Santa Fe New Mexican

Four-day workweek? Don't be hasty, Bill

It's a bit like the bad old days of the mid-1970s, when Richard Nixon presided over the oil industry's cruel fraud on the American people, imposing a 55-mph speed limit and other thou-shalt-nots as conservation reminders to hoi polloi:

This summer, our politicians are falling all over themselves trying to look as if they're doing something about Big Oil's latest gambit — no, not contrived shortages and long lines at the pump, at least not yet, but amid outrageous profits, soaring motor-fuel costs crippling business, consumers and governments.

New Mexico's Gov. Bill Richardson, hot on the heels of Utah counterpart Jon Huntsman, is thinking of putting huge numbers of state employees on a four-day workweek. Still others may be allowed to telecommute from home via computer.

The idea, he says, is to "help alleviate the strain of high gas prices on state employees and taxpayers while ensuring that the public's access to state government remains our top priority." The italics are ours — on words New Mexicans should hold him to.

Here and in many parts of the country, the public is being treated to a re-run of the hippie era, when the notion of a week's work for a week's pay was roundly ridiculed.

Bolstering the proposals of 10-hour days and four-day weeks was a certain amount of specious reasoning: Since the first and last hour of the day tend to be goof-off time, according to studies, there'd be only eight, not 10, hours a week frittered away. This as opposed to more conscientious employees?

Fuel-cost savings were advanced then, as now, along with fewer emissions and less exposure to them, less road maintenance, fewer accidents, greater sanity, lower child-care costs and more time with family.

Not to mention what both the public and private sector would like: higher productivity.

Really?

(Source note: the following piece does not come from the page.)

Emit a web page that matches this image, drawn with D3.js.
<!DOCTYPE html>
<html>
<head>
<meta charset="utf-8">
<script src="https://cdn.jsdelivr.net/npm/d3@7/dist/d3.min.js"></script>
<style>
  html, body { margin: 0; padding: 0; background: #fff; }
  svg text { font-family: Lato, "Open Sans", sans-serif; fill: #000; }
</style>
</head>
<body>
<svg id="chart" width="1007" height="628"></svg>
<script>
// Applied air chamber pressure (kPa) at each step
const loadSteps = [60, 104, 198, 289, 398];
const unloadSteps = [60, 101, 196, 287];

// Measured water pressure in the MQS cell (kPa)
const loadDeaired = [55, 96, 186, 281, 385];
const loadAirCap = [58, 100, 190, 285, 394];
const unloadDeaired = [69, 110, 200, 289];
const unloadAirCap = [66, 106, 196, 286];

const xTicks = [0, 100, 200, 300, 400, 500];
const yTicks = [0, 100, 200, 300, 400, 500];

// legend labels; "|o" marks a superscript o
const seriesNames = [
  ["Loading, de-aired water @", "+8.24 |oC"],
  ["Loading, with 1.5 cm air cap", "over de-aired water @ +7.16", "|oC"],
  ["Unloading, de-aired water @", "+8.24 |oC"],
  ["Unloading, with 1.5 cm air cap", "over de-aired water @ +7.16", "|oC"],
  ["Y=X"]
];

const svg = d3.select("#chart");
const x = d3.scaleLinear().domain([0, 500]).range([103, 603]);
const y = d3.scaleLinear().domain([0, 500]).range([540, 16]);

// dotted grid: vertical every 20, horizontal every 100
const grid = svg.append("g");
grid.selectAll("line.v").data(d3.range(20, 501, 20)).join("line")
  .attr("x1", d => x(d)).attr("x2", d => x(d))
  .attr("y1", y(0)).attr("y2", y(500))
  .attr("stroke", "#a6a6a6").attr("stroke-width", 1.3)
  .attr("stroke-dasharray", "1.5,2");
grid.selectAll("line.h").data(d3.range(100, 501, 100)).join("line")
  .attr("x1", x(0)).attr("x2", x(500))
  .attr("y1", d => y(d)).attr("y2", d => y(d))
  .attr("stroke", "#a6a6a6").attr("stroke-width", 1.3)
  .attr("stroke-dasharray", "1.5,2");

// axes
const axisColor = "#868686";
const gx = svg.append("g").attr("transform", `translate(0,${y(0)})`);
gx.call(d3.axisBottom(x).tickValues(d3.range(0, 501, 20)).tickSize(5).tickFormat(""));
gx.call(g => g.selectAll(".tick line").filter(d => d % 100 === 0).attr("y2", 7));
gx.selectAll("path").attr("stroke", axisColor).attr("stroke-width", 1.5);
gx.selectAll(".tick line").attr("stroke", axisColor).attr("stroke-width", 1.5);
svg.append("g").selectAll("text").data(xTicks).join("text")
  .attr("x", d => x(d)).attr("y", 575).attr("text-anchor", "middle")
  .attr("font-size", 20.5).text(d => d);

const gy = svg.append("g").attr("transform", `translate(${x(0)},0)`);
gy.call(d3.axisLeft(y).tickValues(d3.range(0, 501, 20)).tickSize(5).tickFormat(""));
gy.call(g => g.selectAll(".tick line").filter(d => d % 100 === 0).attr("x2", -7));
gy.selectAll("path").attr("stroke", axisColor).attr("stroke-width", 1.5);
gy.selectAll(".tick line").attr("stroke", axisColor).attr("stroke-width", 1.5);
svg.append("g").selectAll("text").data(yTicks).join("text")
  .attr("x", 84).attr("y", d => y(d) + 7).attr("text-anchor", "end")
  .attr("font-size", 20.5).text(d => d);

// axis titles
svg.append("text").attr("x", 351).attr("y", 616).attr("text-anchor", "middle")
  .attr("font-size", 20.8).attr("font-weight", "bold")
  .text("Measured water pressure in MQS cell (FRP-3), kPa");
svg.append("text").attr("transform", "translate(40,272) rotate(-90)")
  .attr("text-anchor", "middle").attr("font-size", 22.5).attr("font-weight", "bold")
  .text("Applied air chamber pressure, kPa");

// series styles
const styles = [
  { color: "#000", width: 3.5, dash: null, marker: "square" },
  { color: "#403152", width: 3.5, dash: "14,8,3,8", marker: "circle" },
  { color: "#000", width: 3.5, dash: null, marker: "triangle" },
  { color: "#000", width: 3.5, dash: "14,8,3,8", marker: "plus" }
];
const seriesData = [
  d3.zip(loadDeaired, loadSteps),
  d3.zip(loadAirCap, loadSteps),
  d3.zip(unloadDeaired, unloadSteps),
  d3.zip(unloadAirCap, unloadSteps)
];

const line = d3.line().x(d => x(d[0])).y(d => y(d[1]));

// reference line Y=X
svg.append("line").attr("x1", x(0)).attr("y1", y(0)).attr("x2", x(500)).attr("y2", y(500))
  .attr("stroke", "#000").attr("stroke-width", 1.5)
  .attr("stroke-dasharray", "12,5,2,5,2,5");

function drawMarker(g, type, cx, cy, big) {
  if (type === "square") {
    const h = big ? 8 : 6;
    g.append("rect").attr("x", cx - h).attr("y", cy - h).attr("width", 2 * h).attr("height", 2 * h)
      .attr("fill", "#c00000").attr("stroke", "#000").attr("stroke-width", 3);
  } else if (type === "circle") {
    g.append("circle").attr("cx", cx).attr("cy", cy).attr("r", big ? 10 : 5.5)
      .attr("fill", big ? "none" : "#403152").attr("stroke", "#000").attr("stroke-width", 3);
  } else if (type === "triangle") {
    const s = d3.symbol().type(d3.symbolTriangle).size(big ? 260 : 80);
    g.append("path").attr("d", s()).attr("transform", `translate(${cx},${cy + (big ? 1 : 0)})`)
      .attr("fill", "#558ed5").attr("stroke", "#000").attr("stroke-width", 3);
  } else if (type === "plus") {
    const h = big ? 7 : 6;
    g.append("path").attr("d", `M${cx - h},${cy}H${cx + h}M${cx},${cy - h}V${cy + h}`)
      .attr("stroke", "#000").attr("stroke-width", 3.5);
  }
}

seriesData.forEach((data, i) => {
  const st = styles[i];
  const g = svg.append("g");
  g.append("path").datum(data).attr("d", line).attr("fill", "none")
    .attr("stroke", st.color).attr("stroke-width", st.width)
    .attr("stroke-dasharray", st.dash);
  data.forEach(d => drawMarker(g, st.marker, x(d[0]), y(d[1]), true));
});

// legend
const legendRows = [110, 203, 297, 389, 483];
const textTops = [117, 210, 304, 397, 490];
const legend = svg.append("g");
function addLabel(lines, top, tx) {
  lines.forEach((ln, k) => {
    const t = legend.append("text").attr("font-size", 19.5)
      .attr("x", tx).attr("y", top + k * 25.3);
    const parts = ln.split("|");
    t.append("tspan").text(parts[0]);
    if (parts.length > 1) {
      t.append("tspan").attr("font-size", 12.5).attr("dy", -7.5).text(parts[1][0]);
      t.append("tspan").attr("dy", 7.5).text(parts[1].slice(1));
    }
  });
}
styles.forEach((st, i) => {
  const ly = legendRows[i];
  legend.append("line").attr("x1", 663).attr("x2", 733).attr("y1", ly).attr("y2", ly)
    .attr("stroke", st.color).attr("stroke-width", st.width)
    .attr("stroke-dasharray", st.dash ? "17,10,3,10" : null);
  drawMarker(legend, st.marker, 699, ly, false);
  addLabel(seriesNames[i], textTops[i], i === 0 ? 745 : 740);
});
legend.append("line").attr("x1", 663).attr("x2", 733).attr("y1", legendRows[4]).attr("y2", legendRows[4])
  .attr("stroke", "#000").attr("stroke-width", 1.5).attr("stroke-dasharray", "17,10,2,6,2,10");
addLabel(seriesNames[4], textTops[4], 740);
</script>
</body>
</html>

Some workers will find 10-hour days a drag — which might be reflected in their daily output. Others might thrive on a schedule giving them long weekends. The jury will be out, at any rate — while taxpayers wonder who'll be around to serve them.

At Los Alamos National Laboratory, there's a two-part system at work, allowing every other Friday off — yet boosts productivity, while covering bases.

The state's Economic Development Department will start a pilot project next month. Will it mean 7 a.m.-6 p.m. shifts — or will some managerial types tell workers to get their old 40-hour work done in 32? Incentive might lie in such a proposal — but so do questions about too many employees, and tax-supported salaries, in the first place. We trust that department employees will be examples of diligence during the trial period.

As for telecommuting, it must be approached with great caution, by management and workers alike: What kind of Big Brother surveillance will it take to make sure someone's actually at work 40 or more hours a week?

It's been 70 years since our nation went to the 40-hour week. Other countries have long made do with fewer work hours — just as they've promoted mass transit and other fuel-cost efficiencies. In many ways, we're the big and backward sibling of the industrial world; thus the revolutionary nature of gas-price prompted shifts in conservative Utah, and the ones our less-conservative governor is introducing.

Taxpayers should take comfort in his cautious approach — and help him keep an eye on its results.